Extract each line from the entries below that has the string "What" in it.
════════════════════
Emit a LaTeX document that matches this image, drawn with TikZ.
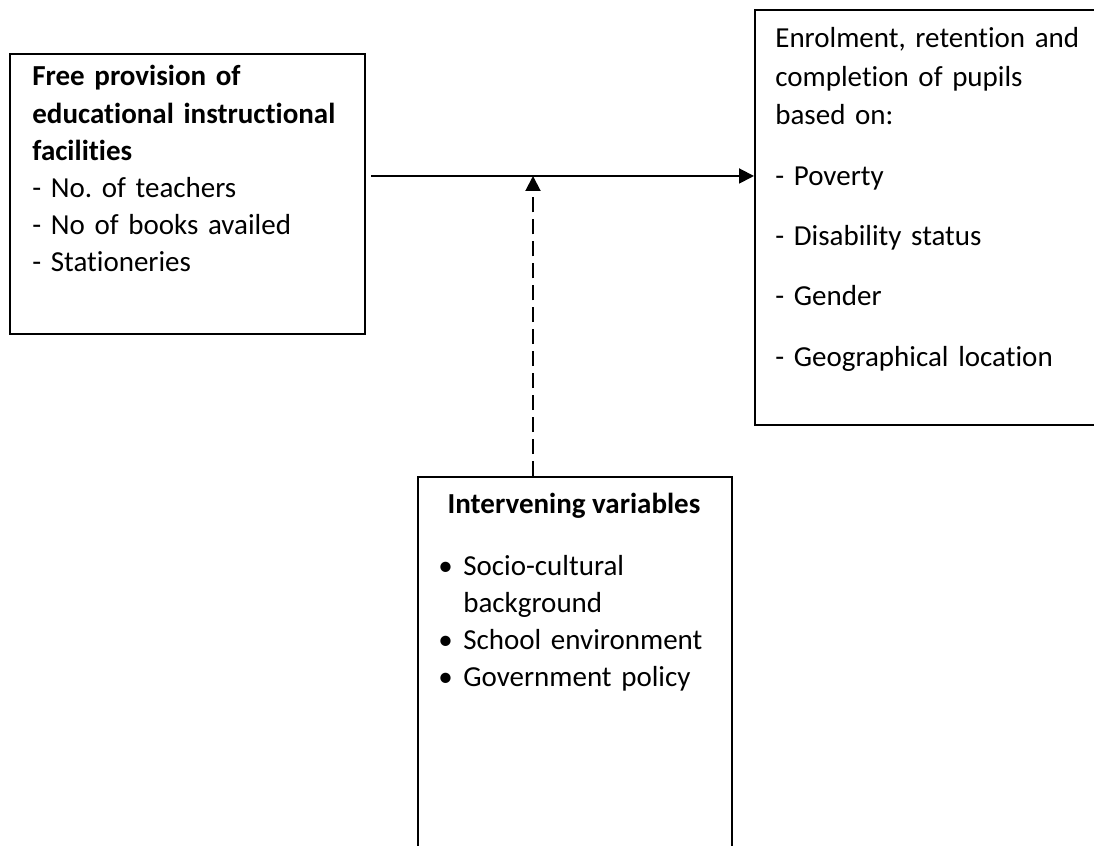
\documentclass[tikz,border=0pt]{standalone}
\usepackage{fontspec}
\setmainfont{Carlito}[Ligatures=NoCommon]
\usetikzlibrary{arrows.meta,positioning}
\frenchspacing

\begin{document}
\begin{tikzpicture}[
    box/.style={draw,line width=0.9pt,rectangle,inner sep=0pt,anchor=north west},
    boxtext/.style={anchor=base west,align=left,inner sep=0pt,text width=#1},
    boxtext/.default=6.8cm,
    link/.style={line width=1.1pt,-{Triangle[length=0.3cm,width=0.3cm]}}
  ]
  \useasboundingbox (0,0) rectangle (21.88,16.92);
  \clip (0,0) rectangle (21.88,16.92);

  % Three boxes (the right and bottom ones run off the page)
  \node[box,minimum width=7.1cm,minimum height=5.6cm] (facilities) at (0.18,15.86) {};
  \node[box,minimum width=7.2cm,minimum height=8.3cm] (outcome) at (15.08,16.74) {};
  \node[box,minimum width=6.28cm,minimum height=8cm] (intervening) at (8.34,7.40) {};

  % Independent variable
  \node[boxtext,font=\fontsize{16.5}{21.1}\selectfont] (facilitiestext) at (0.64,15.20)
    {\textbf{Free provision of}\\
     \textbf{educational instructional}\\
     \textbf{facilities}\\
     - No. of teachers\\
     - No of books availed\\
     - Stationeries};

  % Dependent variable
  \node[boxtext,font=\fontsize{16.5}{21.8}\selectfont] (outcometext) at (15.50,15.96)
    {Enrolment, retention and\\
     completion of pupils\\
     based on:\\[12.6pt]
     - Poverty\\[12.6pt]
     - Disability status\\[12.6pt]
     - Gender\\[12.6pt]
     - Geographical location};

  % Intervening variables
  \node[font=\fontsize{16.5}{21}\selectfont\bfseries,anchor=base,inner sep=0pt] (interveningtitle)
    at (11.48,6.64) {Intervening variables};
  \node[boxtext=6cm,font=\fontsize{16.5}{21}\selectfont] (interveninglist) at (8.76,5.40)
    {\begin{tabular}[t]{@{}l@{\hspace{6pt}}l@{}}
       \textbullet & Socio-cultural\\
                   & background\\
       \textbullet & School environment\\
       \textbullet & Government policy
     \end{tabular}};

  % Connectors
  \coordinate (start) at (7.42,13.40);
  \coordinate (junction) at (10.66,13.40);
  \draw[link] (start) -- (start -| outcome.west);
  \draw[link,dash pattern=on 8.5pt off 4pt] (intervening.north -| junction) -- (junction);
\end{tikzpicture}
\end{document}
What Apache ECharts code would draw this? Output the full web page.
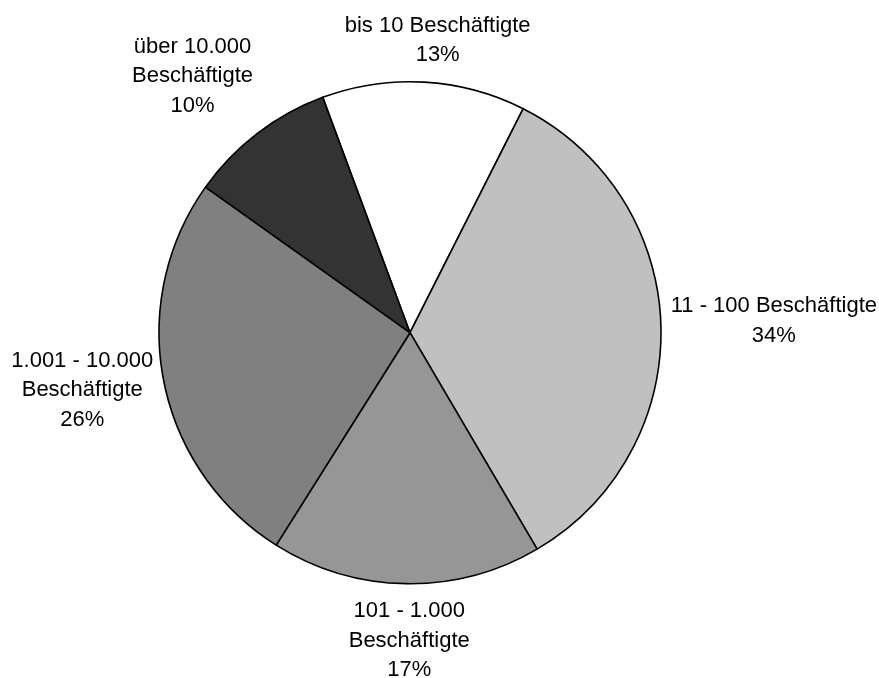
<!DOCTYPE html>
<html>
<head>
<meta charset="utf-8">
<title>Unternehmen nach Beschäftigtenzahl</title>
<script src="https://cdn.jsdelivr.net/npm/echarts@6/dist/echarts.min.js"></script>
<style>
  html, body { margin: 0; padding: 0; background: #ffffff; }
  #chart { width: 879px; height: 678px; }
</style>
</head>
<body>
<div id="chart"></div>
<script>
// Size classes, clockwise from the top
const categories = [
  'bis 10 Beschäftigte',
  '11 - 100 Beschäftigte',
  '101 - 1.000\nBeschäftigte',
  '1.001 - 10.000\nBeschäftigte',
  'über 10.000\nBeschäftigte'
];
// Shares in percent
const shares = [13.1, 34.1, 17.4, 25.9, 9.5];
// Grey fill per slice
const sliceColors = ['#ffffff', '#c0c0c0', '#969696', '#808080', '#333333'];

// Pie geometry
const CX = 410, CY = 332.7, R = 251;
const START_ANGLE = 110.35;   // degrees, counter-clockwise from 3 o'clock
const LABEL_GAP = 10;
// Fine adjustment of each label after radial placement [dx, dy]
const labelNudge = [[11, 3], [-1, 0], [4, 2], [5, -8], [-15, 8]];

const total = shares.reduce((a, b) => a + b, 0);
// Mid angle of each slice, clockwise from 12 o'clock, in radians
const midAngles = [];
{
  let acc = 90 - START_ANGLE; // clockwise offset from top
  shares.forEach(v => {
    const span = v / total * 360;
    midAngles.push((acc + span / 2) * Math.PI / 180);
    acc += span;
  });
}

const chart = echarts.init(document.getElementById('chart'), null, { renderer: 'canvas' });

chart.setOption({
  animation: false,
  backgroundColor: '#ffffff',
  series: [{
    type: 'pie',
    center: [CX, CY],
    radius: [0, R],
    startAngle: START_ANGLE,
    clockwise: true,
    avoidLabelOverlap: false,
    percentPrecision: 0,
    emphasis: { disabled: true },
    itemStyle: { borderColor: '#000000', borderWidth: 1.6 },
    label: {
      show: true,
      position: 'outside',
      formatter: '{b}\n{d}%',
      fontFamily: '"Liberation Sans", Arial, sans-serif',
      fontSize: 22,
      lineHeight: 29.5,
      color: '#000000',
      align: 'center'
    },
    labelLine: { show: false },
    labelLayout: function (params) {
      const i = params.dataIndex;
      const a = midAngles[i];
      const dx = Math.sin(a), dy = -Math.cos(a);
      const w = params.labelRect.width, h = params.labelRect.height;
      // distance from the rim to the label box centre along the mid direction
      const ext = Math.abs(dx) * w / 2 + Math.abs(dy) * h / 2;
      const d = R + LABEL_GAP + ext;
      return {
        x: CX + dx * d + labelNudge[i][0],
        y: CY + dy * d + labelNudge[i][1],
        align: 'center',
        verticalAlign: 'middle'
      };
    },
    data: categories.map((name, i) => ({
      name: name,
      value: shares[i],
      itemStyle: { color: sliceColors[i] }
    }))
  }]
});
</script>
</body>
</html>
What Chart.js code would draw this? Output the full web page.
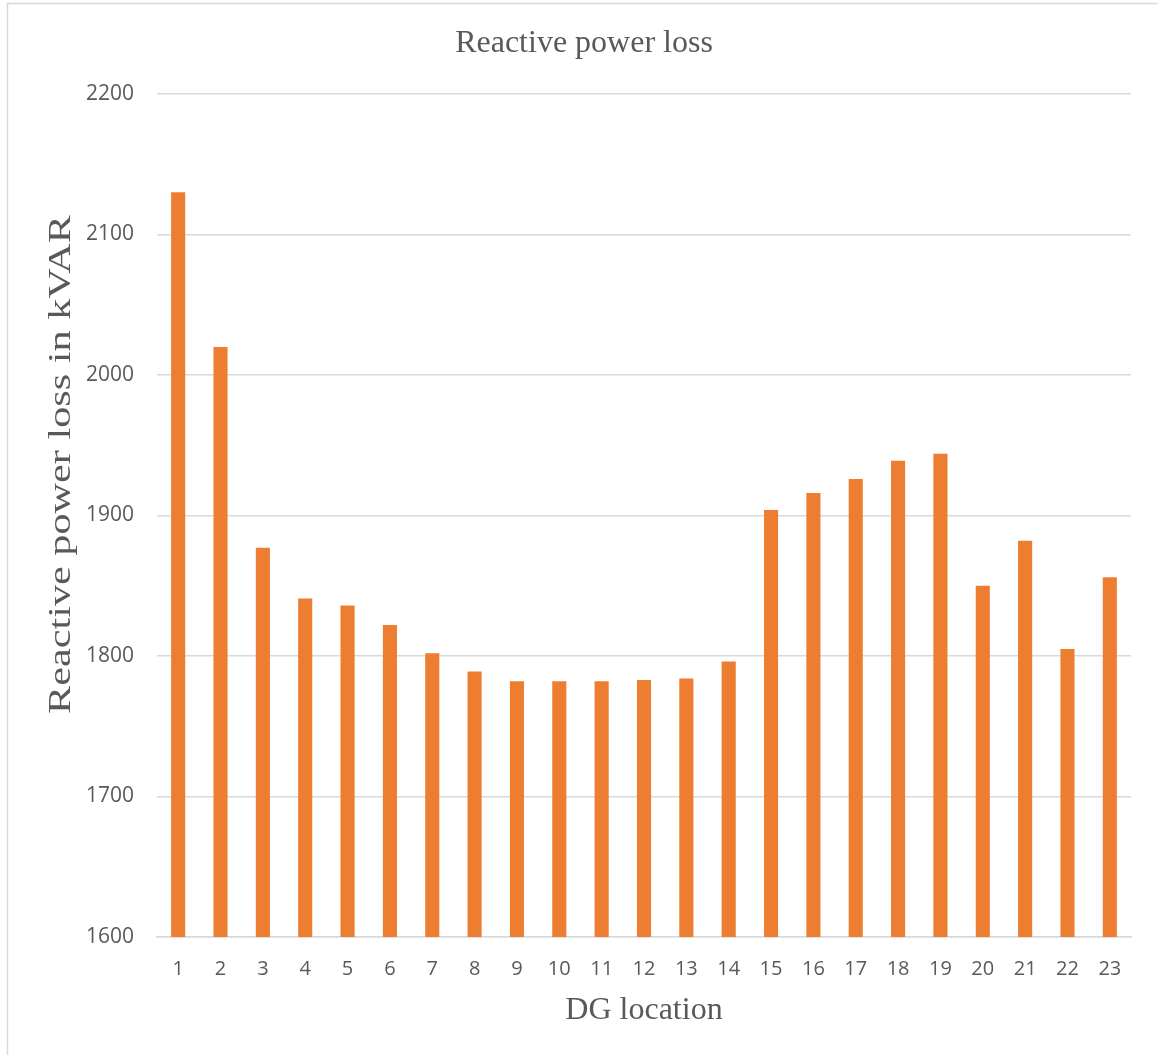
<!DOCTYPE html>
<html>
<head>
<meta charset="utf-8">
<script src="https://cdn.jsdelivr.net/npm/chart.js@4.4.1/dist/chart.umd.min.js"></script>
<style>
  html, body { margin: 0; padding: 0; background: #ffffff; }
  canvas { display: block; }
</style>
</head>
<body>
<canvas id="lossChart" width="1158" height="1055"></canvas>
<script>
// DG placement bus numbers
const dgLocations = ['1', '2', '3', '4', '5', '6', '7', '8', '9', '10', '11', '12',
                     '13', '14', '15', '16', '17', '18', '19', '20', '21', '22', '23'];

// Reactive power loss (kVAR) for each DG location
const reactiveLossKvar = [2130, 2020, 1877, 1841, 1836, 1822, 1802, 1789, 1782, 1782, 1782, 1783,
                          1784, 1796, 1904, 1916, 1926, 1939, 1944, 1850, 1882, 1805, 1856];

// Value axis ticks
const yTicks = [1600, 1700, 1800, 1900, 2000, 2100, 2200];

const chartTitle = 'Reactive power loss';
const xAxisTitle = 'DG location';
const yAxisTitle = 'Reactive power loss in kVAR';

const TEXT_GREY = '#595959';
const GRID_GREY = '#d9d9d9';
const BAR_ORANGE = '#ED7D31';

// White background and the thin frame around the chart
const framePlugin = {
  id: 'frame',
  beforeDraw(chart) {
    const ctx = chart.ctx;
    ctx.save();
    ctx.fillStyle = '#ffffff';
    ctx.fillRect(0, 0, chart.width, chart.height);
    ctx.strokeStyle = GRID_GREY;
    ctx.lineWidth = 1.5;
    ctx.strokeRect(7.5, 3.5, chart.width + 20, chart.height + 20);
    ctx.restore();
  }
};

// Vertical axis title, drawn widened along its length
const yTitlePlugin = {
  id: 'yTitle',
  afterDraw(chart) {
    const ctx = chart.ctx;
    const area = chart.chartArea;
    ctx.save();
    ctx.translate(62, (area.top + area.bottom) / 2 - 51);
    ctx.rotate(-Math.PI / 2);
    ctx.scale(1.32, 1);
    ctx.font = '32px "Liberation Serif", "Times New Roman", serif';
    ctx.fillStyle = TEXT_GREY;
    ctx.textAlign = 'center';
    ctx.textBaseline = 'middle';
    ctx.fillText(yAxisTitle, 0, 0);
    ctx.restore();
  }
};

new Chart(document.getElementById('lossChart'), {
  type: 'bar',
  data: {
    labels: dgLocations,
    datasets: [{
      label: yAxisTitle,
      data: reactiveLossKvar,
      backgroundColor: BAR_ORANGE,
      borderWidth: 0,
      barPercentage: 0.333,
      categoryPercentage: 1.0
    }]
  },
  options: {
    responsive: false,
    animation: false,
    devicePixelRatio: 1,
    layout: { padding: { left: 37, right: 27, top: 0, bottom: 0 } },
    plugins: {
      legend: { display: false },
      tooltip: { enabled: false },
      title: {
        display: true,
        text: chartTitle,
        color: TEXT_GREY,
        font: { family: '"Liberation Serif", "Times New Roman", serif', size: 32, weight: 'normal', lineHeight: 1.2 },
        padding: { top: 24, bottom: 31.6 }
      }
    },
    scales: {
      x: {
        grid: { display: false, drawTicks: false },
        border: { display: true, color: GRID_GREY, width: 1.5 },
        ticks: {
          color: TEXT_GREY,
          padding: 20,
          font: { family: '"Open Sans", "Liberation Sans", sans-serif', size: 20 }
        },
        title: {
          display: true,
          text: xAxisTitle,
          color: TEXT_GREY,
          font: { family: '"Liberation Serif", "Times New Roman", serif', size: 32, weight: 'normal', lineHeight: 1.2 },
          padding: { top: 0, bottom: 25 }
        },
        afterFit(scale) { scale.height = 118; }
      },
      y: {
        min: yTicks[0],
        max: yTicks[yTicks.length - 1],
        grid: { color: GRID_GREY, lineWidth: 1.5, drawTicks: false },
        border: { display: false },
        ticks: {
          stepSize: yTicks[1] - yTicks[0],
          color: TEXT_GREY,
          padding: 23,
          font: { family: '"Open Sans", "Liberation Sans", sans-serif', size: 21 },
          callback: (value) => String(value)
        },
        afterFit(scale) { scale.width = 120; }
      }
    }
  },
  plugins: [framePlugin, yTitlePlugin]
});
</script>
</body>
</html>
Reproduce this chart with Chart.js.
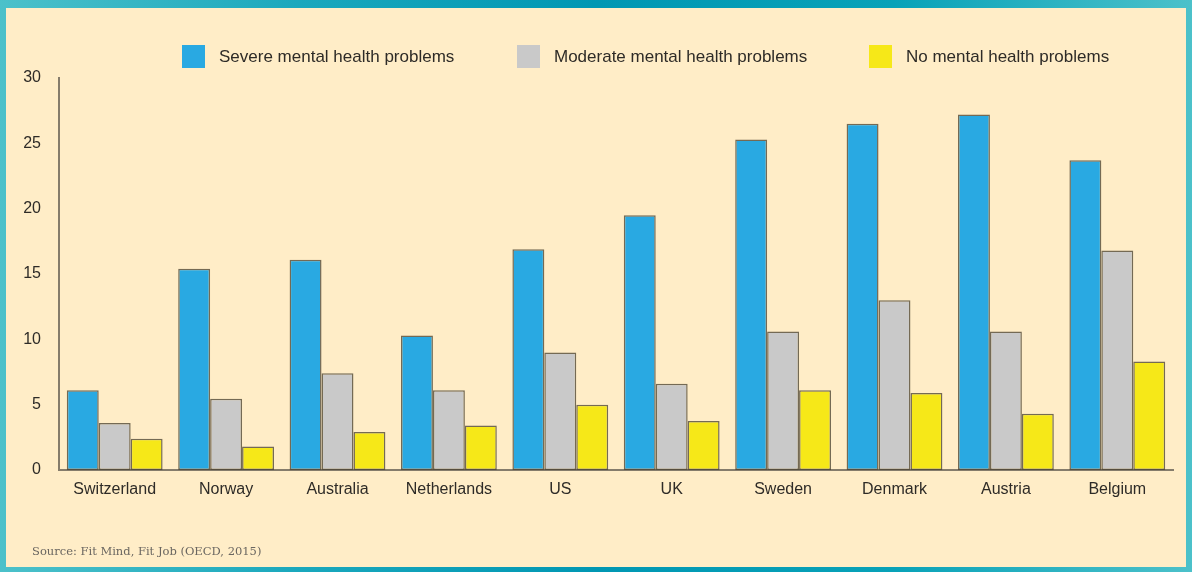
════════════════════
- **Expected output**
What Apache ECharts code would draw this? Output the full web page.
What Chart.js code would draw this? Output the full web page.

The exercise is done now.